Minister Hermans (Klimaat en Groene Groei) presenteerde, een week na de Voorjaarsnota, haar langverwachte pakket met aanvullend klimaatbeleid. Met een aantal bijstellingen van het huidige klimaatbeleid hoopt het kabinet-Schoof twee doelstellingen te realiseren.
Allereerst moeten de aanvullende (fiscale) maatregelen het klimaatdoel voor 2030 weer binnen bereik brengen. Ook is het de bedoeling dat de maatregelen het investeringsklimaat en het concurrentievermogen voor de bestaande industrie verbeteren. Dit moet de industrie ruimte bieden om te verduurzamen. Ten aanzien van de vergroening van het belastingstelsel kiest het kabinet er nu voor om een beperkte stap te zetten, met name door elektrische auto’s fiscaal te stimuleren.
In het hoofdlijnenakkoord en het regeerprogramma heeft het kabinet-Schoof zich gecommitteerd aan het behalen van de klimaatdoelstellingen. Daarbij is afgesproken dat het kabinet zich aan de bestaande afspraken houdt en alleen alternatief beleid maakt als de doelen niet worden gehaald. De voortgang ten aanzien van de belangrijkste nationale en Europese doelen voor 2030 voor de broeikasemissies, energiebesparing en hernieuwbare energie worden door het Planbureau voor de Leefomgeving (PBL) getoetst. Afgelopen oktober waarschuwde het PBL nog dat het “heel erg onwaarschijnlijk is dat Nederland het wettelijke klimaatdoel haalt” en dat er extra beleid nodig is dat snel tot emissiereductie leidt.
Autobelastingen
Het klimaatpakket bevat een aantal interessante fiscale voorstellen. Zoals de fiscale behandeling van elektrische voertuigen, het anders vormgeven van de heffing op fossiele plastics en de CO2-heffing voor de industrie. Het kabinet draait aan drie knoppen om elektrisch rijden te stimuleren.

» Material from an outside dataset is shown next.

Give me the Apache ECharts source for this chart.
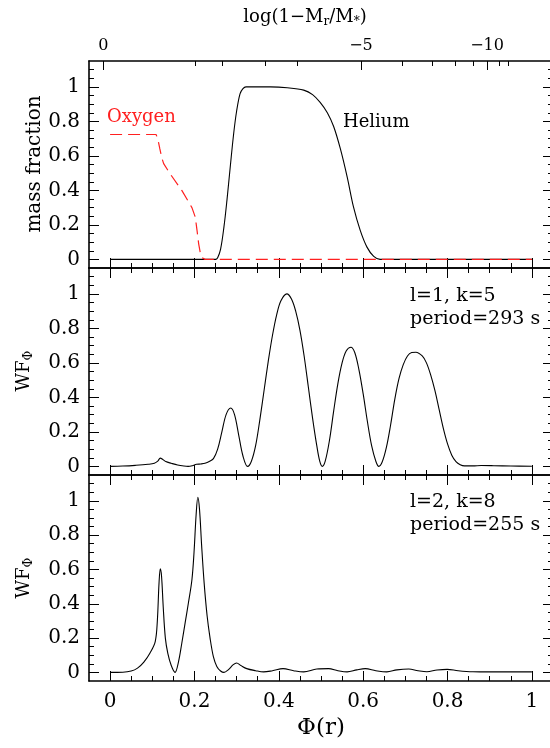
<!DOCTYPE html>
<html>
<head>
<meta charset="utf-8">
<script src="https://cdn.jsdelivr.net/npm/echarts@6/dist/echarts.min.js"></script>
<style>
  html, body { margin: 0; padding: 0; background: #fff; }
  #chart { width: 550px; height: 748px; }
</style>
</head>
<body>
<div id="chart"></div>
<script>
// tick positions (in Φ units for the x axes)
const phiMajor = [0, 0.2, 0.4, 0.6, 0.8, 1];
const phiMinor = [0.05, 0.1, 0.15, 0.25, 0.3, 0.35, 0.45, 0.5, 0.55, 0.65, 0.7, 0.75, 0.85, 0.9, 0.95];
const yMajor = [0, 0.2, 0.4, 0.6, 0.8, 1];
const yMinor = [0.05, 0.1, 0.15, 0.25, 0.3, 0.35, 0.45, 0.5, 0.55, 0.65, 0.7, 0.75, 0.85, 0.9, 0.95, 1.05, 1.1];

// top axis: log(1-Mr/M*) ticks, placed at their Φ position
const logTickPhi = [-0.016, 0.2017, 0.265, 0.3677, 0.443, 0.5948, 0.692, 0.763, 0.8185, 0.862, 0.8937, 0.923, 0.945];
const logTickVal = [0, -1, -2, -3, -4, -5, -6, -7, -8, -9, -10, -11, -12];
const logLabelled = [0, -5, -10];

// top panel: chemical profiles
const oxyPhi  = [0, 0.109, 0.113, 0.118, 0.123, 0.127, 0.142, 0.17, 0.194, 0.202, 0.206, 0.21, 0.214, 0.218, 0.225, 1];
const oxyFrac = [0.724, 0.724, 0.7, 0.64, 0.585, 0.555, 0.497, 0.4, 0.3, 0.245, 0.17, 0.09, 0.035, 0.01, 0, 0];

const hePhi  = [0, 0.25, 0.255, 0.262, 0.27, 0.277, 0.285, 0.293, 0.3, 0.308, 0.315, 0.322, 0.38, 0.42, 0.459, 0.48, 0.498, 0.515, 0.53, 0.546, 0.562, 0.577, 0.593, 0.609, 0.625, 0.64, 1];
const heFrac = [0, 0, 0.01, 0.06, 0.19, 0.342, 0.54, 0.73, 0.86, 0.96, 0.99, 1, 1, 0.995, 0.981, 0.955, 0.91, 0.85, 0.77, 0.64, 0.478, 0.304, 0.168, 0.071, 0.017, 0, 0];

// middle panel: l=1, k=5
const k5Phi = [0, 0.03, 0.06, 0.09, 0.105, 0.113, 0.119, 0.125, 0.132, 0.145, 0.16, 0.175, 0.185, 0.195, 0.205, 0.215, 0.225, 0.235, 0.245, 0.255, 0.265, 0.275, 0.286, 0.295, 0.305, 0.315, 0.326,
  0.335, 0.345, 0.355, 0.365, 0.375, 0.385, 0.395, 0.405, 0.419, 0.43, 0.44, 0.45, 0.46, 0.47, 0.48, 0.49, 0.497, 0.503,
  0.51, 0.52, 0.53, 0.54, 0.55, 0.56, 0.571, 0.58, 0.59, 0.6, 0.61, 0.62, 0.63, 0.637,
  0.645, 0.655, 0.665, 0.675, 0.685, 0.695, 0.705, 0.715, 0.725, 0.74, 0.75, 0.76, 0.77, 0.78, 0.79, 0.8, 0.81, 0.82, 0.83, 0.84, 0.86, 0.88, 0.91, 0.95, 1];
const k5Wf = [0, 0.002, 0.006, 0.012, 0.018, 0.03, 0.048, 0.04, 0.028, 0.018, 0.008, 0.002, 0, 0.004, 0.012, 0.014, 0.018, 0.028, 0.045, 0.1, 0.2, 0.3, 0.338, 0.3, 0.18, 0.06, 0,
  0.03, 0.12, 0.27, 0.44, 0.61, 0.76, 0.88, 0.96, 1, 0.97, 0.9, 0.79, 0.64, 0.46, 0.28, 0.12, 0.03, 0,
  0.03, 0.15, 0.32, 0.48, 0.6, 0.67, 0.691, 0.66, 0.56, 0.42, 0.26, 0.12, 0.03, 0,
  0.025, 0.11, 0.24, 0.39, 0.51, 0.59, 0.64, 0.66, 0.662, 0.64, 0.6, 0.53, 0.44, 0.33, 0.22, 0.13, 0.065, 0.028, 0.01, 0.003, 0.003, 0.005, 0.004, 0.002, 0.001];

// bottom panel: l=2, k=8
const k8Phi = [0, 0.03, 0.05, 0.065, 0.08, 0.095, 0.107, 0.112, 0.116, 0.119, 0.122, 0.126, 0.131, 0.137, 0.145, 0.154,
  0.162, 0.17, 0.178, 0.186, 0.194, 0.199, 0.204, 0.208, 0.212, 0.217, 0.223, 0.23, 0.237, 0.245, 0.253, 0.262, 0.27,
  0.28, 0.292, 0.3, 0.31, 0.324, 0.345, 0.364, 0.385, 0.41, 0.435, 0.459, 0.49, 0.518, 0.54, 0.562, 0.585, 0.605, 0.63, 0.656,
  0.68, 0.708, 0.73, 0.751, 0.775, 0.799, 0.825, 0.86, 0.9, 1];
const k8Wf = [0, 0.001, 0.008, 0.025, 0.06, 0.115, 0.18, 0.3, 0.52, 0.603, 0.56, 0.38, 0.2, 0.11, 0.04, 0,
  0.06, 0.17, 0.29, 0.41, 0.54, 0.7, 0.92, 1.02, 0.95, 0.74, 0.52, 0.33, 0.2, 0.09, 0.035, 0.008, 0,
  0.015, 0.045, 0.055, 0.04, 0.022, 0.01, 0.003, 0.01, 0.022, 0.01, 0.003, 0.02, 0.022, 0.01, 0.003, 0.015, 0.022, 0.01, 0.003,
  0.015, 0.02, 0.01, 0.004, 0.014, 0.018, 0.01, 0.004, 0.003, 0.003];

const FONT = 'DejaVu Serif';
const zip = (xs, ys) => xs.map((x, i) => [x, ys[i]]);
const fmt = v => String(Math.round(v * 10) / 10);

const grids = [
  { left: 89, top: 61, width: 464, height: 207, outerBoundsMode: 'none', containLabel: false },
  { left: 89, top: 268, width: 464, height: 207, outerBoundsMode: 'none', containLabel: false },
  { left: 89, top: 475, width: 464, height: 206, outerBoundsMode: 'none', containLabel: false }
];

function xAx(grid, pos, ticks, len, line, label) {
  return {
    type: 'value', gridIndex: grid, position: pos, min: -0.05, max: 1.05,
    axisLine: { show: line, onZero: false, lineStyle: { color: '#000', width: 1.6 } },
    axisTick: { show: true, inside: true, length: len, customValues: ticks, lineStyle: { color: '#000', width: 1 } },
    axisLabel: label || { show: false },
    splitLine: { show: false }
  };
}
function yAx(grid, pos, ticks, len, line, label) {
  return {
    type: 'value', gridIndex: grid, position: pos, min: -0.05, max: 1.15,
    axisLine: { show: line, onZero: false, lineStyle: { color: '#000', width: 1.6 } },
    axisTick: { show: true, inside: true, length: len, customValues: ticks, lineStyle: { color: '#000', width: 1 } },
    axisLabel: label || { show: false },
    splitLine: { show: false }
  };
}

const logMajorPhi = logTickPhi.filter((p, i) => logLabelled.includes(logTickVal[i]));
const logMinorPhi = logTickPhi.filter((p, i) => !logLabelled.includes(logTickVal[i]));

const xAxes = [];
const yAxes = [];
grids.forEach((g, gi) => {
  const bottomLabel = gi === 2 ? {
    show: true, customValues: phiMajor, margin: 11, color: '#000',
    fontFamily: FONT, fontSize: 20, formatter: fmt
  } : null;
  xAxes.push(xAx(gi, 'bottom', phiMajor, 10, true, bottomLabel));
  xAxes.push(xAx(gi, 'bottom', phiMinor, 5, false));
  if (gi === 0) {
    xAxes.push(xAx(gi, 'top', logMajorPhi, 9, true, {
      show: true, customValues: logMajorPhi, margin: 7, color: '#000', fontFamily: FONT, fontSize: 16,
      formatter: v => {
        const i = logTickPhi.findIndex(p => Math.abs(p - v) < 1e-6);
        const n = logTickVal[i];
        return n === 0 ? '0' : '\u2212' + Math.abs(n);
      }
    }));
    xAxes.push(xAx(gi, 'top', logMinorPhi, 5, false));
  } else {
    xAxes.push(xAx(gi, 'top', phiMajor, 10, true));
    xAxes.push(xAx(gi, 'top', phiMinor, 5, false));
  }
  yAxes.push(yAx(gi, 'left', yMajor, 10, true, {
    show: true, customValues: yMajor, margin: 9, color: '#000', fontFamily: FONT, fontSize: 20, formatter: fmt
  }));
  yAxes.push(yAx(gi, 'left', yMinor, 5, false));
  yAxes.push(yAx(gi, 'right', yMajor, 10, true));
  yAxes.push(yAx(gi, 'right', yMinor, 5, false));
});

function curve(gi, xs, ys, color, width, type, smooth) {
  return {
    type: 'line', xAxisIndex: gi * 4, yAxisIndex: gi * 4, data: zip(xs, ys),
    showSymbol: false, symbol: 'none', smooth: smooth,
    lineStyle: { color: color, width: width, type: type }, silent: true
  };
}

const txt = (x, y, text, size, extra) => ({
  type: 'text', x: x, y: y, silent: true,
  style: Object.assign({ text: text, fontFamily: FONT, fontSize: size, fill: '#000', align: 'left', verticalAlign: 'middle' }, extra || {})
});
const subRich = {
  t: { fontFamily: FONT, fontSize: 18, lineHeight: 22, verticalAlign: 'middle' },
  s: { fontFamily: FONT, fontSize: 12, lineHeight: 11, verticalAlign: 'bottom' }
};
const wfRich = {
  t: { fontFamily: FONT, fontSize: 18, lineHeight: 22, verticalAlign: 'middle' },
  s: { fontFamily: FONT, fontSize: 12, lineHeight: 11, verticalAlign: 'bottom' }
};

const option = {
  animation: false,
  backgroundColor: '#fff',
  grid: grids,
  xAxis: xAxes,
  yAxis: yAxes,
  series: [
    curve(0, hePhi, heFrac, '#000', 1.1, 'solid', 0.35),
    curve(0, oxyPhi, oxyFrac, '#ff2020', 1.2, [12, 6], false),
    curve(1, k5Phi, k5Wf, '#000', 1.1, 'solid', 0.35),
    curve(2, k8Phi, k8Wf, '#000', 1.1, 'solid', 0.35)
  ],
  graphic: [
    txt(305, 17, '{t|log(1\u2212M}{s|r}{t|/M}{s|*}{t|)}', 18, { align: 'center', rich: subRich }),
    txt(107, 117, 'Oxygen', 18, { fill: '#ff2020' }),
    txt(343, 122, 'Helium', 18),
    txt(410, 296, 'l=1, k=5', 19),
    txt(410, 319, 'period=293 s', 19),
    txt(410, 502, 'l=2, k=8', 19),
    txt(410, 525, 'period=255 s', 19),
    txt(321, 728, '\u03a6(r)', 23, { align: 'center' }),
    {
      type: 'text', x: 35, y: 164, rotation: Math.PI / 2, silent: true,
      style: { text: 'mass fraction', fontFamily: FONT, fontSize: 20, fill: '#000', align: 'center', verticalAlign: 'middle' }
    }
  ].concat([371, 578].map(cy => ({
    type: 'text', x: 24, y: cy, rotation: Math.PI / 2, silent: true,
    style: { text: '{t|WF}{s|\u03a6}', rich: wfRich, align: 'center', verticalAlign: 'middle', fill: '#000' }
  })))
};

const chart = echarts.init(document.getElementById('chart'), null, { renderer: 'canvas' });
chart.setOption(option);
</script>
</body>
</html>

Een pseudo-eindheffing in de loonbelasting, met een belastingtarief van 52% over de grondslag voor de bijtelling privégebruik van de auto, moet het voor werkgevers aantrekkelijker maken om elektrische leaseauto’s ter beschikking te stellen. Daarnaast wordt in de motorrijtuigenbelasting de tariefkorting voor elektrische personenauto’s verhoogd in de periode 2026-2028. Ten slotte wordt de bpm verlaagd voor emissievrije bijzondere personenauto’s en motorfietsen.

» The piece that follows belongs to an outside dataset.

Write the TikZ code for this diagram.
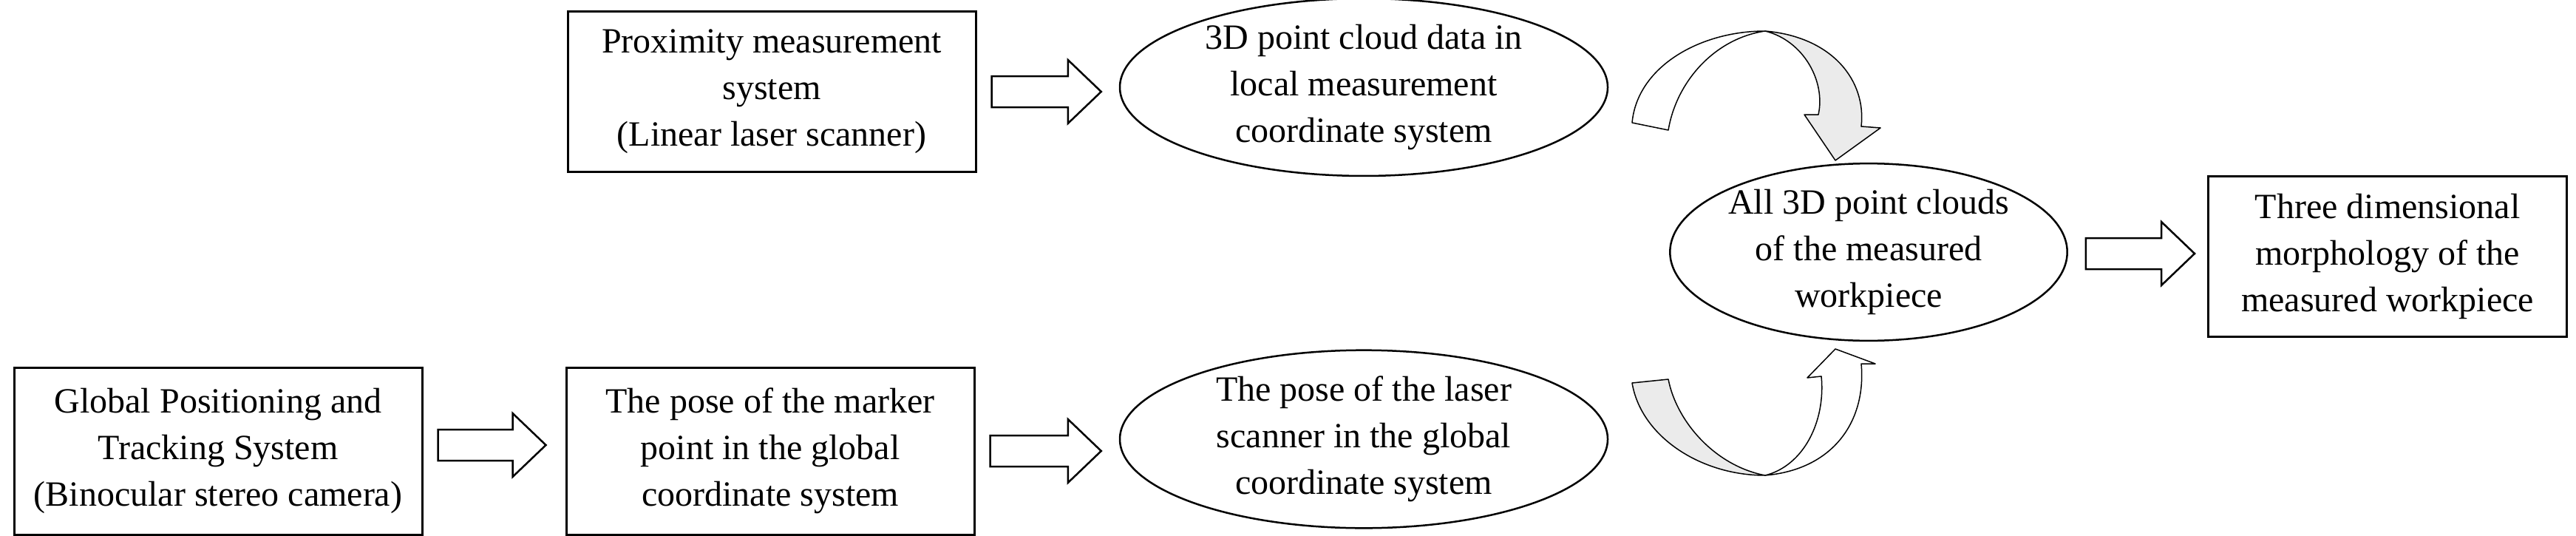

Het kabinet werkte aan twee maatregelen om de transitie naar circulaire plastics te realiseren. Een norm voor een aandeel circulaire of biobased grondstoffen in plastic producten en een heffing op fossiele plastics. Met beide stopt het kabinet. In plaats van de heffing, die € 567 miljoen moest opleveren, verhoogt het kabinet de CO2-belasting voor afvalverbrandingsinstallaties en de afvalstoffenbelasting. Daarnaast wordt een ‘Plastictafel’ met spelers uit de industrie gevraagd om voor “de augustusbesluitvorming van 2025 alternatieve uitvoerbare en gedragen normerende/ beprijzende voorstellen uit te werken”. Het is de vraag of de gezamenlijke plastic waardeketen tijdig met alternatieven kan en wil komen.
Parlementaire agenda
Het kabinet wil ook de CO2-heffing voor de industrie aanpassen, zodat bedrijven meer tijd krijgen om te verduurzamen. Concreet worden de vrije uitstootruimte, de nationale reductiefactor en het tariefpad tot 2030 aangepast. De industrie hoeft daardoor niet in 2030 maar pas in 2032 aan het heffingsdoel te voldoen. Ook wordt de indirecte kostencompensatie (IKC) opnieuw ingevoerd. Op die manier worden bedrijven met subsidie gecompenseerd voor de kosten van het Europese emissiehandelssysteem (ETS). In het Belastingplan 2026 zal het kabinet de CO2-heffing verlengen na 2032, waarbij deze heffing voor de industrie vanaf 2030 stapsgewijs wordt opgehoogd.
Ten aanzien van de ‘fossiele subsidies’ maakt het kabinet een pas op de plaats. Staatssecretaris Van Oostenbruggen (Fiscaliteit) schrijft aan de Tweede Kamer dat er “vooralsnog geen nieuwe voornemens [zijn] om fossiele regelingen op nationaal niveau af te bouwen”. Dit bevestigt dat het klimaatpakket in belangrijke mate was bedoeld om het concurrentievermogen van de bestaande industrie te verbeteren. Milieuorganisaties en duurzame bedrijven geven daarbij aan dat er meer beleid nodig is om de verduurzaming van de industrie te versnellen. In de augustusbesluitvorming zal het kabinet daar wederom over spreken.